Another one bites the dust. Not long after Bengtsson had no other choice than to leave the Academic Advisory Council of the GWPF Academic Advisory Council because of peer pressure, now it is Caleb S. Rossiter who saw his fellowship with the Institute for Policy Studies (IPS) terminated because he expressed his opinion against the correct story line.

The op-ed he wrote in the The Wall Street Journal was titled “Sacrificing Africa for Climate Change – Western policies seem more interested in carbon-dioxide levels than in life expectancy.”, which was, as the title suggest, rather skeptical about climate change and more specifically about the catastrophic nature of it. After this his position with Institute for Policy Studies (IPS) was suspended because this op-ed showed them his ideas diverged significantly from theirs on this topic.

Bengtsson and Rossiter are not the only ones, they are not the first ones either. There were several editors before them, even a complete magazine, that didn’t survive a publication or a opinion of climate change skeptics. We have seen some background on this in the climategate emails where we seen a small group of scientists redefining peer review in accordance with their own views.

While his resignation is more understandable than that of Bengtsson (the IPS is a left wing organization with a known agenda), something is becoming more and more clear. All those events are a clear message: if you deviate from the story line, you put your career in danger. That is a very strong message if you ask me. I guess there isn’t much incentive of scientists in making public their skeptic opinions.

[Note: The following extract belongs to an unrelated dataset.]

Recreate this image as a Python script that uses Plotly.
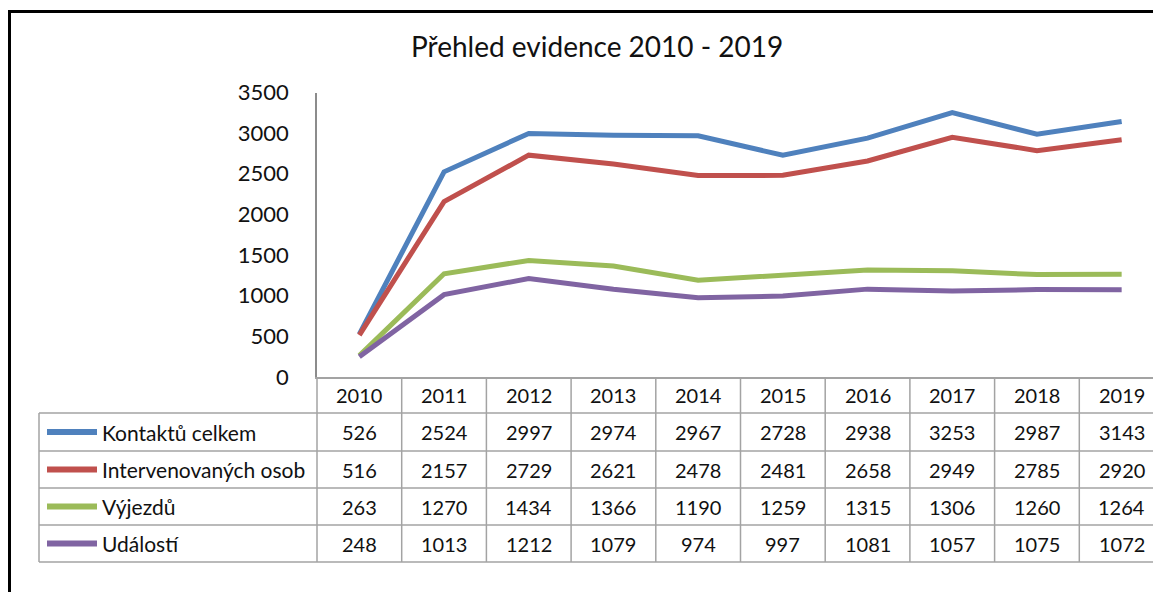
import plotly.graph_objects as go

years = ["2010", "2011", "2012", "2013", "2014", "2015", "2016", "2017", "2018", "2019"]
series_names = ["Kontaktů celkem", "Intervenovaných osob", "Výjezdů", "Událostí"]
kontakty = [526, 2524, 2997, 2974, 2967, 2728, 2938, 3253, 2987, 3143]
intervence = [516, 2157, 2729, 2621, 2478, 2481, 2658, 2949, 2785, 2920]
vyjezdy = [263, 1270, 1434, 1366, 1190, 1259, 1315, 1306, 1260, 1264]
udalosti = [248, 1013, 1212, 1079, 974, 997, 1081, 1057, 1075, 1072]
colors = ["#4F81BD", "#C0504D", "#9BBB59", "#8064A2"]
all_series = [kontakty, intervence, vyjezdy, udalosti]

# page body has an 8px margin: build the figure in page pixels minus that offset
OFF = 8
W, H = 1161 - OFF, 592 - OFF
FONT = "Lato"
TXT = "#111111"
GRID = "#a3a3a3"


def px(x):
    return (x - OFF) / W


def py(y):
    return 1 - (y - OFF) / H


# layout geometry (page pixels)
ax_left = 317
col_w = 84.7
y_top, y_zero = 92.5, 377
row_edges = [377, 413, 451, 488, 525, 562]
legend_left = 39

fig = go.Figure()
for name, vals, c in zip(series_names, all_series, colors):
    fig.add_trace(go.Scatter(x=years, y=vals, mode="lines", name=name,
                             line=dict(color=c, width=5), showlegend=False,
                             hoverinfo="skip"))

x_right_idx = (1161 - ax_left) / col_w - 0.5

shapes = []
annotations = []

# outer border
shapes.append(dict(type="rect", xref="paper", yref="paper",
                   x0=px(9.5), y0=py(11.5), x1=1.05, y1=-0.05,
                   line=dict(color="black", width=3), fillcolor="rgba(0,0,0,0)"))

# vertical table lines (column boundaries)
for i in range(1, len(years) + 1):
    shapes.append(dict(type="line", xref="x", yref="paper",
                       x0=i - 0.5, x1=i - 0.5, y0=py(row_edges[0]), y1=py(row_edges[-1]),
                       line=dict(color=GRID, width=1.5), layer="above"))
# left axis extension through table
shapes.append(dict(type="line", xref="paper", yref="paper",
                   x0=px(ax_left), x1=px(ax_left), y0=py(row_edges[0]), y1=py(row_edges[-1]),
                   line=dict(color=GRID, width=1.5)))
# legend column left edge
shapes.append(dict(type="line", xref="paper", yref="paper",
                   x0=px(legend_left), x1=px(legend_left), y0=py(row_edges[1]), y1=py(row_edges[-1]),
                   line=dict(color=GRID, width=1.5)))
# horizontal row lines
for ry in row_edges[1:]:
    shapes.append(dict(type="line", xref="paper", yref="paper",
                       x0=px(legend_left), x1=1.01, y0=py(ry), y1=py(ry),
                       line=dict(color=GRID, width=1.5)))

# header row (years)
hy = (row_edges[0] + row_edges[1]) / 2
for i, yr in enumerate(years):
    annotations.append(dict(x=i, y=py(hy), xref="x", yref="paper", text=yr,
                            showarrow=False, font=dict(family=FONT, size=20, color=TXT),
                            xanchor="center", yanchor="middle"))

# data rows
for r, (name, vals, c) in enumerate(zip(series_names, all_series, colors)):
    cy = (row_edges[r + 1] + row_edges[r + 2]) / 2
    shapes.append(dict(type="line", xref="paper", yref="paper",
                       x0=px(47), x1=px(97), y0=py(cy), y1=py(cy),
                       line=dict(color=c, width=6)))
    annotations.append(dict(x=px(100), y=py(cy), xref="paper", yref="paper", text=name,
                            showarrow=False, font=dict(family=FONT, size=21, color=TXT),
                            xanchor="left", yanchor="middle"))
    for i, v in enumerate(vals):
        annotations.append(dict(x=i, y=py(cy), xref="x", yref="paper", text=str(v),
                                showarrow=False, font=dict(family=FONT, size=20, color=TXT),
                                xanchor="center", yanchor="middle"))

# title
annotations.append(dict(x=px(597), y=py(46), xref="paper", yref="paper",
                        text="Přehled evidence 2010 - 2019", showarrow=False,
                        font=dict(family=FONT, size=28, color=TXT),
                        xanchor="center", yanchor="middle"))

fig.update_layout(
    width=W, height=H,
    margin=dict(l=0, r=0, t=0, b=0, autoexpand=False),
    paper_bgcolor="white", plot_bgcolor="white",
    shapes=shapes, annotations=annotations,
    xaxis=dict(domain=[px(ax_left), 1], range=[-0.5, x_right_idx], type="category",
               showticklabels=False, showgrid=False, zeroline=False, automargin=False,
               showline=True, linecolor=GRID, linewidth=1.5, ticks=""),
    yaxis=dict(domain=[py(y_zero), py(y_top)], range=[0, 3500], dtick=500,
               showgrid=False, zeroline=False, showline=True, linecolor="#8c8c8c",
               linewidth=1.5, ticks="", ticklabelstandoff=22, automargin=False,
               tickfont=dict(family=FONT, size=22, color=TXT)),
)

fig.write_html("out.html")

It shouldn’t be surprising that so many scientist support the story line in the media and in their papers. It shouldn’t be surprising that they start expressing their opinions on the matter mostly after they retire.

We are being told that the consensus on global warming/climate change is the holy grail and we should trust it. But what is this “scientific consensus” worth when scientists are not able to speak out freely in fear of ruining their career?